§ TASK DIRECTIONS
The material below should be written out in full and exactly; pictures stay out of the copy.

-- start --

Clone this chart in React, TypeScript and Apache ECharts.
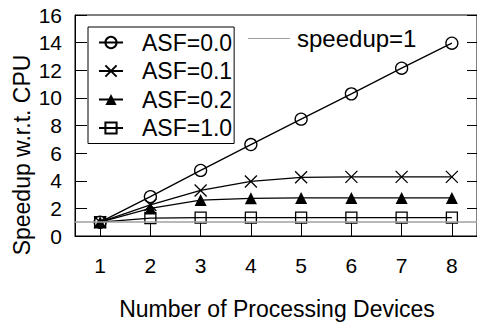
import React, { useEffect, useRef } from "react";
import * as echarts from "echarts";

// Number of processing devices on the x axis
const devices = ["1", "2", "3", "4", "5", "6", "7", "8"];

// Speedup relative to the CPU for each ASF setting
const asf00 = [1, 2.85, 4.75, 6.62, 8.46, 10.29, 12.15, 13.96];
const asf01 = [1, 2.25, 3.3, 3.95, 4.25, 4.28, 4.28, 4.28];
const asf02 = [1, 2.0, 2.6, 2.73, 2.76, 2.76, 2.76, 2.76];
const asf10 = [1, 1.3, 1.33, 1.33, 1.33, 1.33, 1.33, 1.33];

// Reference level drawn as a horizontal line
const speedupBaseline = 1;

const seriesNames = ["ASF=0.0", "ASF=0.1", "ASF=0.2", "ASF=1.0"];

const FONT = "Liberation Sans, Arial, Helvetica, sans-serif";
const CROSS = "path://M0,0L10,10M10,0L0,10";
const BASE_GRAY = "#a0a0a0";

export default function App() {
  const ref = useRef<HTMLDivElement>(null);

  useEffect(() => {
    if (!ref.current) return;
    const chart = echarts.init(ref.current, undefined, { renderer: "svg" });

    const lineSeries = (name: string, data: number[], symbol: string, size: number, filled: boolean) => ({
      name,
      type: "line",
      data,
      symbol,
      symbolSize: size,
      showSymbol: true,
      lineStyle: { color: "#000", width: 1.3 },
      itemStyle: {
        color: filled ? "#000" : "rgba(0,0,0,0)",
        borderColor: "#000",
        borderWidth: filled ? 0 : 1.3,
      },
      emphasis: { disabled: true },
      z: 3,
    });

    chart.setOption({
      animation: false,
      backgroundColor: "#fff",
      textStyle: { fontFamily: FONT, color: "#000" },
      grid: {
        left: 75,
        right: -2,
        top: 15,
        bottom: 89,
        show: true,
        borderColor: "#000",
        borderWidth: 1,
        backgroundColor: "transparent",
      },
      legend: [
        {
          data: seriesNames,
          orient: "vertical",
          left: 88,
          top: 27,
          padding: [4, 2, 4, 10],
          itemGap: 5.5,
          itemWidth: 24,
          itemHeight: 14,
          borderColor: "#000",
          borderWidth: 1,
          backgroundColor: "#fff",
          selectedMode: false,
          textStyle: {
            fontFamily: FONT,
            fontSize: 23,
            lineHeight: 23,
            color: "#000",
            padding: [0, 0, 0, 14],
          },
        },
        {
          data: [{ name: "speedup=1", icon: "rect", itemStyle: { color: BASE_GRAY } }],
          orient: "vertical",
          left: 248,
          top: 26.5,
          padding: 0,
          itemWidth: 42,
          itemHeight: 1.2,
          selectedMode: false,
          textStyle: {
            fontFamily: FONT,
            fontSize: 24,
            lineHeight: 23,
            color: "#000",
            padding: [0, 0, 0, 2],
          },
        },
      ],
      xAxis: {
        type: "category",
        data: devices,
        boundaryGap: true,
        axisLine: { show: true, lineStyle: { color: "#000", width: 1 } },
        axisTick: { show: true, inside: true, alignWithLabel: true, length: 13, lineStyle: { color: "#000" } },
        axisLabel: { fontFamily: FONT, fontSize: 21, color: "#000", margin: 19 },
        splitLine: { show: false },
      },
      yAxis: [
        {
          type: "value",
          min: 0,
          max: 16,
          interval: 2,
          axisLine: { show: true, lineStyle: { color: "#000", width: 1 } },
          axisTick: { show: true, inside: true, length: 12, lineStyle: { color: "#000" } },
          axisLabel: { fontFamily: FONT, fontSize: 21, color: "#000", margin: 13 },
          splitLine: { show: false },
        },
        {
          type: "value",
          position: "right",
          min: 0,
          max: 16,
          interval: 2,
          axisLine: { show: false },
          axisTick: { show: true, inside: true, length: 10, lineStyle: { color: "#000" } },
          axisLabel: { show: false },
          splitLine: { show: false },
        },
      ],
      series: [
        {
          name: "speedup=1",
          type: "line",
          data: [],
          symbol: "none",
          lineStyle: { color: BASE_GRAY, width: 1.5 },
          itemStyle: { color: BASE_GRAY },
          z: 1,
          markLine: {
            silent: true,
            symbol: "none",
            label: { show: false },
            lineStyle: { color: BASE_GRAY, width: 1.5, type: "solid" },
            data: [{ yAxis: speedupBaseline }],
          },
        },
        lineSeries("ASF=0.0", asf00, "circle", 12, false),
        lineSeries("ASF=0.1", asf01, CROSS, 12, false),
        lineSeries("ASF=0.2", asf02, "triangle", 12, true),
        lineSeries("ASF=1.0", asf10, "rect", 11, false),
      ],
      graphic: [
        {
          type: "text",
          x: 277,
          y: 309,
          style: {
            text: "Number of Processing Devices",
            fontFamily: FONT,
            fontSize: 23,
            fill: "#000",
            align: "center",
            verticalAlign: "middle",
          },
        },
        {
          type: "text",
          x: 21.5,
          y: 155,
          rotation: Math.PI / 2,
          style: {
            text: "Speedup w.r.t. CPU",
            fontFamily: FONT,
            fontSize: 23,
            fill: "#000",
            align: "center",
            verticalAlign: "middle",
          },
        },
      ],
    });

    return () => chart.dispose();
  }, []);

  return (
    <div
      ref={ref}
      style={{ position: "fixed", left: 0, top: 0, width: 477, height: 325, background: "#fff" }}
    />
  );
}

-- end --

§ COMPLETED EXERCISE
Clone this chart in React, TypeScript and Apache ECharts.
import React, { useEffect, useRef } from "react";
import * as echarts from "echarts";

// Number of processing devices on the x axis
const devices = ["1", "2", "3", "4", "5", "6", "7", "8"];

// Speedup relative to the CPU for each ASF setting
const asf00 = [1, 2.85, 4.75, 6.62, 8.46, 10.29, 12.15, 13.96];
const asf01 = [1, 2.25, 3.3, 3.95, 4.25, 4.28, 4.28, 4.28];
const asf02 = [1, 2.0, 2.6, 2.73, 2.76, 2.76, 2.76, 2.76];
const asf10 = [1, 1.3, 1.33, 1.33, 1.33, 1.33, 1.33, 1.33];

// Reference level drawn as a horizontal line
const speedupBaseline = 1;

const seriesNames = ["ASF=0.0", "ASF=0.1", "ASF=0.2", "ASF=1.0"];

const FONT = "Liberation Sans, Arial, Helvetica, sans-serif";
const CROSS = "path://M0,0L10,10M10,0L0,10";
const BASE_GRAY = "#a0a0a0";

export default function App() {
  const ref = useRef<HTMLDivElement>(null);

  useEffect(() => {
    if (!ref.current) return;
    const chart = echarts.init(ref.current, undefined, { renderer: "svg" });

    const lineSeries = (name: string, data: number[], symbol: string, size: number, filled: boolean) => ({
      name,
      type: "line",
      data,
      symbol,
      symbolSize: size,
      showSymbol: true,
      lineStyle: { color: "#000", width: 1.3 },
      itemStyle: {
        color: filled ? "#000" : "rgba(0,0,0,0)",
        borderColor: "#000",
        borderWidth: filled ? 0 : 1.3,
      },
      emphasis: { disabled: true },
      z: 3,
    });

    chart.setOption({
      animation: false,
      backgroundColor: "#fff",
      textStyle: { fontFamily: FONT, color: "#000" },
      grid: {
        left: 75,
        right: -2,
        top: 15,
        bottom: 89,
        show: true,
        borderColor: "#000",
        borderWidth: 1,
        backgroundColor: "transparent",
      },
      legend: [
        {
          data: seriesNames,
          orient: "vertical",
          left: 88,
          top: 27,
          padding: [4, 2, 4, 10],
          itemGap: 5.5,
          itemWidth: 24,
          itemHeight: 14,
          borderColor: "#000",
          borderWidth: 1,
          backgroundColor: "#fff",
          selectedMode: false,
          textStyle: {
            fontFamily: FONT,
            fontSize: 23,
            lineHeight: 23,
            color: "#000",
            padding: [0, 0, 0, 14],
          },
        },
        {
          data: [{ name: "speedup=1", icon: "rect", itemStyle: { color: BASE_GRAY } }],
          orient: "vertical",
          left: 248,
          top: 26.5,
          padding: 0,
          itemWidth: 42,
          itemHeight: 1.2,
          selectedMode: false,
          textStyle: {
            fontFamily: FONT,
            fontSize: 24,
            lineHeight: 23,
            color: "#000",
            padding: [0, 0, 0, 2],
          },
        },
      ],
      xAxis: {
        type: "category",
        data: devices,
        boundaryGap: true,
        axisLine: { show: true, lineStyle: { color: "#000", width: 1 } },
        axisTick: { show: true, inside: true, alignWithLabel: true, length: 13, lineStyle: { color: "#000" } },
        axisLabel: { fontFamily: FONT, fontSize: 21, color: "#000", margin: 19 },
        splitLine: { show: false },
      },
      yAxis: [
        {
          type: "value",
          min: 0,
          max: 16,
          interval: 2,
          axisLine: { show: true, lineStyle: { color: "#000", width: 1 } },
          axisTick: { show: true, inside: true, length: 12, lineStyle: { color: "#000" } },
          axisLabel: { fontFamily: FONT, fontSize: 21, color: "#000", margin: 13 },
          splitLine: { show: false },
        },
        {
          type: "value",
          position: "right",
          min: 0,
          max: 16,
          interval: 2,
          axisLine: { show: false },
          axisTick: { show: true, inside: true, length: 10, lineStyle: { color: "#000" } },
          axisLabel: { show: false },
          splitLine: { show: false },
        },
      ],
      series: [
        {
          name: "speedup=1",
          type: "line",
          data: [],
          symbol: "none",
          lineStyle: { color: BASE_GRAY, width: 1.5 },
          itemStyle: { color: BASE_GRAY },
          z: 1,
          markLine: {
            silent: true,
            symbol: "none",
            label: { show: false },
            lineStyle: { color: BASE_GRAY, width: 1.5, type: "solid" },
            data: [{ yAxis: speedupBaseline }],
          },
        },
        lineSeries("ASF=0.0", asf00, "circle", 12, false),
        lineSeries("ASF=0.1", asf01, CROSS, 12, false),
        lineSeries("ASF=0.2", asf02, "triangle", 12, true),
        lineSeries("ASF=1.0", asf10, "rect", 11, false),
      ],
      graphic: [
        {
          type: "text",
          x: 277,
          y: 309,
          style: {
            text: "Number of Processing Devices",
            fontFamily: FONT,
            fontSize: 23,
            fill: "#000",
            align: "center",
            verticalAlign: "middle",
          },
        },
        {
          type: "text",
          x: 21.5,
          y: 155,
          rotation: Math.PI / 2,
          style: {
            text: "Speedup w.r.t. CPU",
            fontFamily: FONT,
            fontSize: 23,
            fill: "#000",
            align: "center",
            verticalAlign: "middle",
          },
        },
      ],
    });

    return () => chart.dispose();
  }, []);

  return (
    <div
      ref={ref}
      style={{ position: "fixed", left: 0, top: 0, width: 477, height: 325, background: "#fff" }}
    />
  );
}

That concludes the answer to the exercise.